What the task requires →
Scan the records below for the line containing "What React, TypeScript" and the line containing "Chart.register(...registerables);". Copy both, plus every line between, exactly.

[Stored dataset items]
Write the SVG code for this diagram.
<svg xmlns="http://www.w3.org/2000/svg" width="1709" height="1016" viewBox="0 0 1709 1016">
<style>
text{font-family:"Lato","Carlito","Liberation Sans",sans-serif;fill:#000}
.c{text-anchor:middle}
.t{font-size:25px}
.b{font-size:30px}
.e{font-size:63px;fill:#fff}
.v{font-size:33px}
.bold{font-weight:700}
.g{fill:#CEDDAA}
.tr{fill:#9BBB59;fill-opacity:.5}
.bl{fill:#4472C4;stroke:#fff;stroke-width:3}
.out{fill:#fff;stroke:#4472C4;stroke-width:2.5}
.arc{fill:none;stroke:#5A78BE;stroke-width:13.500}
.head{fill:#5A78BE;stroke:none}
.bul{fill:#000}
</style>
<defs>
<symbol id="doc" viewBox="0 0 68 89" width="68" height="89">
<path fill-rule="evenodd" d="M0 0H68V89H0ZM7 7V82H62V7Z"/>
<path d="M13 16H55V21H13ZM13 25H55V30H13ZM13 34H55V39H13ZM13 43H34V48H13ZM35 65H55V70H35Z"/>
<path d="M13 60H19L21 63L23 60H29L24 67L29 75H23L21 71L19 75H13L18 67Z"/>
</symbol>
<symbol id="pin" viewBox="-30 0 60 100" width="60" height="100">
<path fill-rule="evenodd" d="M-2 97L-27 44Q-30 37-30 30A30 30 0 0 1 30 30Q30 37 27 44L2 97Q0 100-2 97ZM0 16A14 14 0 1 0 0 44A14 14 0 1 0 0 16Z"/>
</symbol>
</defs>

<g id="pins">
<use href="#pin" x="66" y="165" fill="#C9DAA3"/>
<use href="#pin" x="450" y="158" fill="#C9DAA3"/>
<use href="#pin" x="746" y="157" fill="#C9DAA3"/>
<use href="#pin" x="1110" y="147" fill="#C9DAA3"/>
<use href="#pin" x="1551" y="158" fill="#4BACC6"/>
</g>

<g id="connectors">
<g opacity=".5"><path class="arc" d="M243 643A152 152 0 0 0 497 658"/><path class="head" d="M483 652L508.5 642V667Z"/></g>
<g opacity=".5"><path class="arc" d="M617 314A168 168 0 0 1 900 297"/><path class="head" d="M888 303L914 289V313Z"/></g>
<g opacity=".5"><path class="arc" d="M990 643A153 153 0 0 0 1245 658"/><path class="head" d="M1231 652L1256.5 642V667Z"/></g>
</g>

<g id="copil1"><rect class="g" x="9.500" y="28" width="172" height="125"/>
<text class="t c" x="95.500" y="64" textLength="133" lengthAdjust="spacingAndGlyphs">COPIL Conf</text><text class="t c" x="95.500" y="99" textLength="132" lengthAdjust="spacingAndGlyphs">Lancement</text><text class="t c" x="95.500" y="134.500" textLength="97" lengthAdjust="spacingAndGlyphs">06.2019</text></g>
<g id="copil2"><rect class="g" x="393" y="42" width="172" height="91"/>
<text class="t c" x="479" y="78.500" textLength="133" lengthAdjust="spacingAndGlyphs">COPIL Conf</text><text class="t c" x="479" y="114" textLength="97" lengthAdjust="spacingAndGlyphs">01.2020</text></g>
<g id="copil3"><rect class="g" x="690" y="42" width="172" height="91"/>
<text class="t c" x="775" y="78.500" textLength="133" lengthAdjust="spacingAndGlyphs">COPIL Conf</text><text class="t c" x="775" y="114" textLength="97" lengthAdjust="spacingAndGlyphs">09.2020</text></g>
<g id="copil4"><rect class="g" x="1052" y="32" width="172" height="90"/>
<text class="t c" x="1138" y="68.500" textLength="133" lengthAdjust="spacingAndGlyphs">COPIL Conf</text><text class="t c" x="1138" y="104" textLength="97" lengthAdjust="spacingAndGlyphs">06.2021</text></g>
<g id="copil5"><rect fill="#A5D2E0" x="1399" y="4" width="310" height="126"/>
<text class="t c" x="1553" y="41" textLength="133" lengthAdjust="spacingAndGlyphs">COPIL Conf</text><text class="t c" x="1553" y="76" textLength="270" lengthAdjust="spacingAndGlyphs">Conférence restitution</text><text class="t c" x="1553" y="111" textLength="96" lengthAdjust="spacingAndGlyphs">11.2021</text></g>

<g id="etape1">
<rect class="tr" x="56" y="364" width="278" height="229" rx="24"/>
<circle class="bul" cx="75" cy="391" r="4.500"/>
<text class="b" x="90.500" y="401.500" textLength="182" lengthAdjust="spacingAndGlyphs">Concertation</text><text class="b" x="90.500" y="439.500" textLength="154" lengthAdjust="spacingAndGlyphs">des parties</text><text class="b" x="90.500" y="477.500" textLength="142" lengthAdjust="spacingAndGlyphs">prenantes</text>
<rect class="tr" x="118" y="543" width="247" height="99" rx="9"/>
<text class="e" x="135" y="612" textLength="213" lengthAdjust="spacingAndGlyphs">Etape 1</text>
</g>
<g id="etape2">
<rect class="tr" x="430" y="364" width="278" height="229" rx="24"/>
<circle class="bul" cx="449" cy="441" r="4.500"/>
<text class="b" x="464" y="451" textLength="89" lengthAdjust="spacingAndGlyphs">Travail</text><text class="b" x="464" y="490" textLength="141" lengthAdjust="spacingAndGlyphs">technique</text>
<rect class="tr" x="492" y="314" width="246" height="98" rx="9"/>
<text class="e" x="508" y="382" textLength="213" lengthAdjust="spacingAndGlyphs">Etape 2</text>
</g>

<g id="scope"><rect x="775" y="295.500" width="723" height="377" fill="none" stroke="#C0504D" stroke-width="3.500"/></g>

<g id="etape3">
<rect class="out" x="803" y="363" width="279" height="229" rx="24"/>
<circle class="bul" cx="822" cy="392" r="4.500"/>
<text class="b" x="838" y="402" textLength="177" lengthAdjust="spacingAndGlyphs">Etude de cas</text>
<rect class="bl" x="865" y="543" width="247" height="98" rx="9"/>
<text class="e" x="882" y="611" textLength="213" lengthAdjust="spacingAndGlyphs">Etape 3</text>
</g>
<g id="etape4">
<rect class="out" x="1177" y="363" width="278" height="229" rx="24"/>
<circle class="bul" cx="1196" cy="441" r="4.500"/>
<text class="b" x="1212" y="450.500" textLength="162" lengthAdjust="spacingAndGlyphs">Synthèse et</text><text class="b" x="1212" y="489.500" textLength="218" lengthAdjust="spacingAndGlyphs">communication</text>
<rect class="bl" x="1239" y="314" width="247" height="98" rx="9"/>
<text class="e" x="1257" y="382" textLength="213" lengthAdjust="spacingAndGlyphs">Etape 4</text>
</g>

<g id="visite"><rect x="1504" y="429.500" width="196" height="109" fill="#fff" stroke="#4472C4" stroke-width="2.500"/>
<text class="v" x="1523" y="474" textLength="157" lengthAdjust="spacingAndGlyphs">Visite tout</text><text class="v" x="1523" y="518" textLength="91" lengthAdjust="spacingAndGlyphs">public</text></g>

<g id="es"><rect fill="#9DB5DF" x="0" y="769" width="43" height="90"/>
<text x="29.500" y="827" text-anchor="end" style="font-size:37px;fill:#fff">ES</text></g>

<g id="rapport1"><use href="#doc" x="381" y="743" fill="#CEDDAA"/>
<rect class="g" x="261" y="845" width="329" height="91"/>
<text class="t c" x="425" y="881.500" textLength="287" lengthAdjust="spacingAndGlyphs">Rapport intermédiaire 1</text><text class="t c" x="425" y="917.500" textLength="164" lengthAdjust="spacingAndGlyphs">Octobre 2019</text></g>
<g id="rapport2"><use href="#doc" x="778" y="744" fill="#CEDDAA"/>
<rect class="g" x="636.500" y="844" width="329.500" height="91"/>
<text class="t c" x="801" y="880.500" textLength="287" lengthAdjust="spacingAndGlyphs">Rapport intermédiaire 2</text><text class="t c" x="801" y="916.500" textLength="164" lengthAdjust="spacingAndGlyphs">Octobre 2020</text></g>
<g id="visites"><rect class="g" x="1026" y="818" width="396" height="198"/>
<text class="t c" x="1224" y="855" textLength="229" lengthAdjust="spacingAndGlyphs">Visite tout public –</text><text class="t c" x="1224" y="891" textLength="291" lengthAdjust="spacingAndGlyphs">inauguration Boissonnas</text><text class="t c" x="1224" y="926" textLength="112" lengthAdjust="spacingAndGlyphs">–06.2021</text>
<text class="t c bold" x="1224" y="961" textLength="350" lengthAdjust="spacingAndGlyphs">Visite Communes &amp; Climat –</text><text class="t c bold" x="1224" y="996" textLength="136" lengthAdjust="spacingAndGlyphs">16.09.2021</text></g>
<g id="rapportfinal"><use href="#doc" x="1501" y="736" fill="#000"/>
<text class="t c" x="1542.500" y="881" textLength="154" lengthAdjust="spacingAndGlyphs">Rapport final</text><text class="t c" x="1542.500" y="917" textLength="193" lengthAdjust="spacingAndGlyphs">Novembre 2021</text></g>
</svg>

* * *

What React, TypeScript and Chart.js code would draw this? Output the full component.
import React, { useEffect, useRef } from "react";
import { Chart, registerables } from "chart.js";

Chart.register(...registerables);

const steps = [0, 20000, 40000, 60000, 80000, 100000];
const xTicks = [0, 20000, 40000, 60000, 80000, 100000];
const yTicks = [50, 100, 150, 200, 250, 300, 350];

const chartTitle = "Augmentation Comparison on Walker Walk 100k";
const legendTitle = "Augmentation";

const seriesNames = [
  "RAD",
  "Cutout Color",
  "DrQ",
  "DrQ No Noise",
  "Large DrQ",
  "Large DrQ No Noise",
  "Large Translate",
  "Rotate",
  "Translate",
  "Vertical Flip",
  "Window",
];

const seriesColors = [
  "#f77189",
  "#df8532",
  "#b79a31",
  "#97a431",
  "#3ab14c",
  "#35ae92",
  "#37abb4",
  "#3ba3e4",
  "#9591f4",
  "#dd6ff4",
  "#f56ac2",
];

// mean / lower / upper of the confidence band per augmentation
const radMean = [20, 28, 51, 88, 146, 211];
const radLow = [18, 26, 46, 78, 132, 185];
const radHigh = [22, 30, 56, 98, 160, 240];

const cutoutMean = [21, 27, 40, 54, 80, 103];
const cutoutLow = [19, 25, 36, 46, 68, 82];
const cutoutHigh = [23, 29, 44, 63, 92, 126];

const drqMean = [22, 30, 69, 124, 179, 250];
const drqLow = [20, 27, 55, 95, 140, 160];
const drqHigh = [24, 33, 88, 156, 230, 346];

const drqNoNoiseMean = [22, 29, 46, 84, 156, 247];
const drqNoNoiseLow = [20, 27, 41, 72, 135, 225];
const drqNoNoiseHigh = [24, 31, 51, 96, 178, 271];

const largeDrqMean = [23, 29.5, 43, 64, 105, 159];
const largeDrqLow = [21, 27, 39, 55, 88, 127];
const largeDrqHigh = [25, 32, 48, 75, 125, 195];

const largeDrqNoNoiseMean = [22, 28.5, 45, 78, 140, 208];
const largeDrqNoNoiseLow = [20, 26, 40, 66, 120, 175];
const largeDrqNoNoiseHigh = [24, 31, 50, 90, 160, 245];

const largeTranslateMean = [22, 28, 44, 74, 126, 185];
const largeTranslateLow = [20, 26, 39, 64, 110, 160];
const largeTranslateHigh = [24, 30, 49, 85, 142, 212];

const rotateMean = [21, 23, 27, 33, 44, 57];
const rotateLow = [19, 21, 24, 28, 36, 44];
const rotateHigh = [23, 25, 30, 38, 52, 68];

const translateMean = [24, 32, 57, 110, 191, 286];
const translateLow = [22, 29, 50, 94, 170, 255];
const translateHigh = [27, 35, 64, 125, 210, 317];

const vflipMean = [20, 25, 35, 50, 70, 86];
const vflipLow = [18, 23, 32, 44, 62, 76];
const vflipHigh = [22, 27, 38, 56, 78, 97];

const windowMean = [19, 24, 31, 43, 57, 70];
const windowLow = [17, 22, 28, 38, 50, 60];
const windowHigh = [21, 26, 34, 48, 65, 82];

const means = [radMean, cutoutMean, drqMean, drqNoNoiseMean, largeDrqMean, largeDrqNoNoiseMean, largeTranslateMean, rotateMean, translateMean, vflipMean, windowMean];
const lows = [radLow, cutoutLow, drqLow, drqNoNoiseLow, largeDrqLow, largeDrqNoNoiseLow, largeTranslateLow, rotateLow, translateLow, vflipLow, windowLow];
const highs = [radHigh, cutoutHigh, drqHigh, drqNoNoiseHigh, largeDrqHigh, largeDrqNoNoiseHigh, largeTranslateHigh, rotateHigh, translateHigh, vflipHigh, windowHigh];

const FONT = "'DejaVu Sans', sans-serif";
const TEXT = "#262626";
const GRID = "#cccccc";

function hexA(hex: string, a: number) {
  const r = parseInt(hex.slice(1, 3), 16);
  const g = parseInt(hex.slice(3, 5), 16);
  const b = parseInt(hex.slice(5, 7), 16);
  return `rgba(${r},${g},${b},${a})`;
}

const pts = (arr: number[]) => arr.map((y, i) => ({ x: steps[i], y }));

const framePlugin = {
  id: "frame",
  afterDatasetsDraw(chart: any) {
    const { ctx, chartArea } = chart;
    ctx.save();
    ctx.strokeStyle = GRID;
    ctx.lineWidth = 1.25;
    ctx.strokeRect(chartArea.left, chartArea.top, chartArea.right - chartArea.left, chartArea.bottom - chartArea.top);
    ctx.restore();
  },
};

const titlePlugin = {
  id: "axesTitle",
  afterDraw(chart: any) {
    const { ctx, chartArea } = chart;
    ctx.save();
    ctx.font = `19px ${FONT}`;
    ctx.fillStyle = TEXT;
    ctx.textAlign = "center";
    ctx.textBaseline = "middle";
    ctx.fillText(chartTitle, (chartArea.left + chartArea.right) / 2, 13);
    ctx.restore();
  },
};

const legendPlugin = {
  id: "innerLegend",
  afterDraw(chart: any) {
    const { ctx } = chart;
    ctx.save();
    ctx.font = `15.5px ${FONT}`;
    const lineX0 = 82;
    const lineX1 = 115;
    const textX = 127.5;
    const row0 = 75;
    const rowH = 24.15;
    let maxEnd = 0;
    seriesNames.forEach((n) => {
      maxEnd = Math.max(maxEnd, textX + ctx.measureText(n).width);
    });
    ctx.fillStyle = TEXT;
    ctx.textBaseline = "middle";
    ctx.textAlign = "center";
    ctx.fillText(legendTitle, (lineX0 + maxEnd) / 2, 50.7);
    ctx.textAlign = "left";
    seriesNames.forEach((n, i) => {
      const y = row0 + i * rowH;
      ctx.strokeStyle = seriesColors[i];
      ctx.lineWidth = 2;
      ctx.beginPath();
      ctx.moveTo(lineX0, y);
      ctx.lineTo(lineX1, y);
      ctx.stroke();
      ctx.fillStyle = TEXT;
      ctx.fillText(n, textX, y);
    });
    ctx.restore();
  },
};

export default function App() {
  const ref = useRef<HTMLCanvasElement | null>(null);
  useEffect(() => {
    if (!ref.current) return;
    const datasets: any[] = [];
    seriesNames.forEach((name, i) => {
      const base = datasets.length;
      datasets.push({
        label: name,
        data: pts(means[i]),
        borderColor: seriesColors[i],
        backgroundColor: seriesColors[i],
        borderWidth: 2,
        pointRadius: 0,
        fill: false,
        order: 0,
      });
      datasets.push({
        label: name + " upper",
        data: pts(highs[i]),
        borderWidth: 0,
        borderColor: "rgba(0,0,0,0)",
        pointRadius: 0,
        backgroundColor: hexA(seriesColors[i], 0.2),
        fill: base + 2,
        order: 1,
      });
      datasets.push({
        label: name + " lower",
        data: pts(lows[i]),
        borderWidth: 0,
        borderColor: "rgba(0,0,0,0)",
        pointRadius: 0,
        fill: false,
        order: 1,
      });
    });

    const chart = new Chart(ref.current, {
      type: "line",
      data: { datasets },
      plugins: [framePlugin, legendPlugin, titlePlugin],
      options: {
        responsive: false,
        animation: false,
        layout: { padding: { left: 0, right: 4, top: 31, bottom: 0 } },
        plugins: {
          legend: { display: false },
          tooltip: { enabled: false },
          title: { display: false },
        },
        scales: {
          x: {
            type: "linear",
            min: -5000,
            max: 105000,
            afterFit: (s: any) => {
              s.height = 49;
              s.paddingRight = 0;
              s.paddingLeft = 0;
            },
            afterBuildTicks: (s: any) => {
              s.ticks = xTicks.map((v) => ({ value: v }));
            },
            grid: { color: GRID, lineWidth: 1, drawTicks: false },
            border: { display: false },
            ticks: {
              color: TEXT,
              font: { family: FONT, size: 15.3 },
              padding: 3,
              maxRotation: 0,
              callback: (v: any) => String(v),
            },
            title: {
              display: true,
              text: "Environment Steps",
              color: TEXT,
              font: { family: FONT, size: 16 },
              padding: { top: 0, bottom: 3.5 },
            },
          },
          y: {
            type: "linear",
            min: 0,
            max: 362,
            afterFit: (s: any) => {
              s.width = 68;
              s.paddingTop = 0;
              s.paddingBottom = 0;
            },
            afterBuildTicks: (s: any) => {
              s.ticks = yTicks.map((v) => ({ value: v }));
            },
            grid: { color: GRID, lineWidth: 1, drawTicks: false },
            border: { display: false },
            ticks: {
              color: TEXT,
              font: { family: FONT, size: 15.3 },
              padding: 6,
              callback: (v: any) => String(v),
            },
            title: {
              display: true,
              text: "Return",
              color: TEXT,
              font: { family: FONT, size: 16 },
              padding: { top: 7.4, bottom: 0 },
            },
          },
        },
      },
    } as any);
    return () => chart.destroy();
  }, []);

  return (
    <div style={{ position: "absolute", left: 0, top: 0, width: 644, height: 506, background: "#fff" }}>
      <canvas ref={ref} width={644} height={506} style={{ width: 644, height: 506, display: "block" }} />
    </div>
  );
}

Exercise solution →
What React, TypeScript and Chart.js code would draw this? Output the full component.
import React, { useEffect, useRef } from "react";
import { Chart, registerables } from "chart.js";

Chart.register(...registerables);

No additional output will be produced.